Pour moi, une grande partie de la récup’ est dans le sommeil. Cette semaine nous nous levions parfois à 2h du matin et grimpions toute la journée jusqu’à minuit !!! Il faut maintenant retrouvé un rythme calé sur les heures de jour. Après il faut aussi savourer. C’est important. J’écoute pas mal mon corps. Je mange bien à tous les repas, fais quelques étirements… La préparation physique mise en place au Groupe et toutes ces dernières années de « montagne intensive » m’aident à récupérer assez rapidement.
– Une question plus ouverte pour terminer : Avec les bonnes conditions du moment, vous avez croisé de nombreuses cordées dans les Jorasses ainsi qu’au Cervin. Ces voies pourtant réputées difficiles et engagés sont grimpées par 10 cordées dans la même journée. Qu’en penses tu ? Comment vois tu le futur et l’évolution de l’alpinisme ?

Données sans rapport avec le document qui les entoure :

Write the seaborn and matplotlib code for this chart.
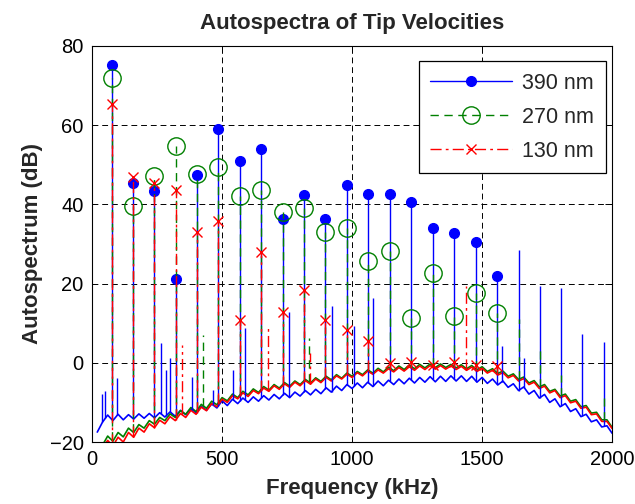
import numpy as np
import pandas as pd
import seaborn as sns
import matplotlib.pyplot as plt
from matplotlib.lines import Line2D

# frequency bins of the noise floor (kHz)
floor_freq = np.arange(20, 2001, 20)

blue_floor = [
    -17.5, -15.0, -13.2, -14.6, -13.0, -14.4, -13.1, -14.2, -12.9, -14.0,
    -12.8, -13.9, -12.6, -13.7, -12.4, -13.5, -12.0, -13.1, -11.6, -12.6,
    -11.0, -12.0, -10.4, -11.4, -9.6, -10.8, -9.2, -10.3, -8.9, -10.0,
    -8.6, -9.7, -8.3, -9.4, -8.0, -9.1, -7.7, -8.8, -7.4, -8.4,
    -7.0, -8.1, -6.7, -7.8, -6.3, -7.4, -5.9, -7.0, -5.5, -6.5,
    -5.1, -6.3, -4.9, -6.0, -4.6, -5.8, -4.4, -5.5, -4.1, -5.3,
    -3.9, -5.1, -3.7, -4.9, -3.5, -4.8, -3.4, -4.7, -3.3, -4.6,
    -3.3, -4.7, -3.4, -4.9, -3.7, -5.2, -4.1, -5.6, -4.6, -6.2,
    -5.3, -7.0, -6.1, -7.9, -7.0, -8.9, -8.0, -10.0, -9.1, -11.1,
    -10.3, -12.3, -11.6, -13.6, -13.0, -14.9, -14.4, -16.2, -15.9, -17.8,
]
green_floor = [
    -22.5, -20.8, -18.5, -19.8, -17.6, -18.7, -16.5, -17.6, -15.6, -16.5,
    -14.6, -15.5, -13.8, -14.6, -12.9, -13.8, -12.1, -13.0, -11.3, -12.3,
    -10.5, -11.5, -9.7, -10.6, -8.8, -9.6, -7.9, -8.8, -7.2, -8.1,
    -6.6, -7.5, -6.0, -6.9, -5.5, -6.4, -5.0, -5.9, -4.6, -5.5,
    -4.2, -5.1, -3.8, -4.7, -3.4, -4.3, -3.0, -3.9, -2.6, -3.4,
    -2.2, -3.0, -1.8, -2.6, -1.4, -2.3, -1.1, -2.0, -0.8, -1.7,
    -0.6, -1.5, -0.4, -1.3, -0.3, -1.2, -0.3, -1.2, -0.4, -1.3,
    -0.5, -1.5, -0.7, -1.8, -1.0, -2.2, -1.5, -2.7, -2.1, -3.4,
    -2.8, -4.2, -3.6, -5.1, -4.5, -6.1, -5.5, -7.2, -6.7, -8.4,
    -7.9, -9.7, -9.3, -11.1, -10.8, -12.7, -12.5, -14.4, -14.4, -16.3,
]
red_floor = [
    -23.0, -21.5, -19.6, -21.0, -18.8, -20.0, -17.6, -18.8, -16.5, -17.5,
    -15.4, -16.4, -14.5, -15.4, -13.6, -14.6, -12.8, -13.8, -12.0, -13.0,
    -11.2, -12.1, -10.3, -11.1, -9.2, -10.0, -8.3, -9.1, -7.6, -8.5,
    -7.0, -7.8, -6.4, -7.2, -5.8, -6.7, -5.3, -6.2, -4.9, -5.8,
    -4.5, -5.4, -4.1, -5.0, -3.7, -4.6, -3.3, -4.1, -2.9, -3.7,
    -2.5, -3.3, -2.1, -2.9, -1.8, -2.6, -1.5, -2.3, -1.2, -2.1,
    -1.0, -1.9, -0.8, -1.7, -0.7, -1.6, -0.7, -1.6, -0.8, -1.7,
    -0.9, -1.9, -1.1, -2.2, -1.4, -2.6, -1.9, -3.1, -2.5, -3.8,
    -3.2, -4.6, -4.0, -5.5, -4.9, -6.5, -5.9, -7.6, -7.0, -8.8,
    -8.3, -10.1, -9.7, -11.5, -11.2, -13.1, -12.9, -14.8, -14.8, -16.6,
]

# harmonic peaks (kHz) and their levels (dB)
harm_freq = [75, 158, 240, 322, 404, 486, 569, 651, 733, 815,
             897, 979, 1062, 1145, 1228, 1311, 1393, 1476, 1558]
blue_peak = [75.2, 45.4, 43.3, 21.1, 47.5, 59.0, 51.0, 54.0, 36.4, 42.4,
             36.4, 45.0, 42.6, 42.6, 40.5, 34.0, 32.7, 30.5, 22.0]
green_peak = [71.9, 39.7, 47.2, 54.8, 47.7, 49.3, 42.2, 43.7, 38.1, 39.1,
              33.0, 34.0, 25.7, 28.2, 11.4, 22.6, 11.8, 17.5, 12.5]
red_peak = [65.2, 47.0, 45.4, 43.5, 33.0, 35.9, 10.9, 27.9, 12.8, 18.3,
            10.7, 8.3, 5.4, 0.0, 0.2, -0.5, 0.1, -0.5, -0.9]

# other spectral lines without markers
blue_extra_freq = [40, 51, 97, 266, 283, 301, 386, 465, 542, 590, 758,
                   921, 1008, 1082, 1576, 1640, 1662, 1722, 1804, 1886, 1968]
blue_extra_db = [-8.0, -7.2, -3.8, 5.0, -1.8, 1.2, -3.5, -6.8, -1.8, 8.8, 12.8,
                 14.4, 9.4, 16.3, 4.3, 28.5, 1.3, 19.4, 18.9, 7.3, 5.3]
green_extra_freq = [427, 835, 1640, 1722, 1804, 1968]
green_extra_db = [7.1, 6.2, 11.0, 4.0, -3.0, -9.0]
red_extra_freq = [344, 675, 838, 1439]
red_extra_db = [4.5, 9.2, 2.4, 19.3]

labels = ["390 nm", "270 nm", "130 nm"]
colors = {"390 nm": "#0000ff", "270 nm": "#008000", "130 nm": "#ff0000"}

floors = {"390 nm": blue_floor, "270 nm": green_floor, "130 nm": red_floor}
peaks = {"390 nm": blue_peak, "270 nm": green_peak, "130 nm": red_peak}
extras = {"390 nm": (blue_extra_freq, blue_extra_db),
          "270 nm": (green_extra_freq, green_extra_db),
          "130 nm": (red_extra_freq, red_extra_db)}
styles = {"390 nm": "-", "270 nm": (0, (6, 4)), "130 nm": (0, (8, 3, 2, 3))}
marks = {"390 nm": dict(marker="o", ms=7, mfc="#0000ff", mec="#0000ff"),
         "270 nm": dict(marker="o", ms=12.5, mfc="none", mec="#008000", mew=1.0),
         "130 nm": dict(marker="x", ms=7, mec="#ff0000", mew=1.0)}

df = pd.concat([pd.DataFrame({"freq": floor_freq, "db": floors[k], "series": k})
                for k in labels], ignore_index=True)

sns.set_theme(style="white")
plt.rcParams["font.family"] = ["Liberation Sans", "DejaVu Sans"]

fig = plt.figure(figsize=(6.35, 5.04), dpi=100)
ax = fig.add_axes([0.145, 0.123, 0.819, 0.786])

sns.lineplot(data=df, x="freq", y="db", hue="series", palette=colors,
             estimator=None, sort=False, legend=False, lw=1.2, ax=ax)

for k in labels:
    fl = np.asarray(floors[k])
    pf = np.asarray(harm_freq + list(extras[k][0]), dtype=float)
    pv = np.asarray(peaks[k] + list(extras[k][1]), dtype=float)
    base = np.interp(pf, floor_freq, fl)
    ax.vlines(pf, base, np.maximum(pv, base), colors=colors[k],
              linestyles=styles[k], lw=1.0)
    ax.plot(harm_freq, peaks[k], ls="none", **marks[k])

ax.set_xlim(0, 2000)
ax.set_ylim(-20, 80)
ax.set_xticks([0, 500, 1000, 1500, 2000])
ax.set_yticks([-20, 0, 20, 40, 60, 80])
ax.grid(True, color="black", ls=(0, (6, 4)), lw=0.7)
ax.tick_params(direction="in", top=True, right=True, length=5, width=0.7,
               labelsize=14.5, colors="black", pad=6)
for s in ax.spines.values():
    s.set_color("black")
    s.set_linewidth(0.8)

ax.set_title("Autospectra of Tip Velocities", fontsize=16, fontweight="bold", pad=12)
ax.set_xlabel("Frequency (kHz)", fontsize=16, fontweight="bold", labelpad=6)
ax.set_ylabel("Autospectrum (dB)", fontsize=16, fontweight="bold", labelpad=5)

handles = [Line2D([], [], color=colors[k], ls=styles[k], lw=1.0, **marks[k])
           for k in labels]
leg = ax.legend(handles, labels, loc="upper right", bbox_to_anchor=(0.9875, 0.962),
                borderaxespad=0, fontsize=15.5, handlelength=3.8, handletextpad=0.45,
                labelspacing=0.6, borderpad=0.55, frameon=True, fancybox=False,
                edgecolor="black", framealpha=1)
leg.get_frame().set_linewidth(0.9)

fig.savefig("out.png", dpi=100)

D’abord il faut remettre les choses à leur place. Chaque ascension est tributaire des conditions. C’est encore plus vrai en glace. Si cet automne grimper la « McIntyre » n’avait rien d’exceptionnel; cette voie reste une grande course engagée. Avant qu’il n’y ait des marches, les alpinistes ne s’y pressaient pas trop ! Au Cervin nous nous sommes éloignés de la classique pour vivre notre petite aventure. Chercher, trouver s’immerger. La montagne doit rester un espace de liberté, à chacun d’y trouver sa voie ».
Merci Seb, et bravo pour ce bel enchaînement. Bonne continuation et bon vent pour les projets de l’hiver. Je pense qu’on peut conclure par « Mens sana in corpore sano ».
Interview réalisée par le chasseur Antoine Bletton.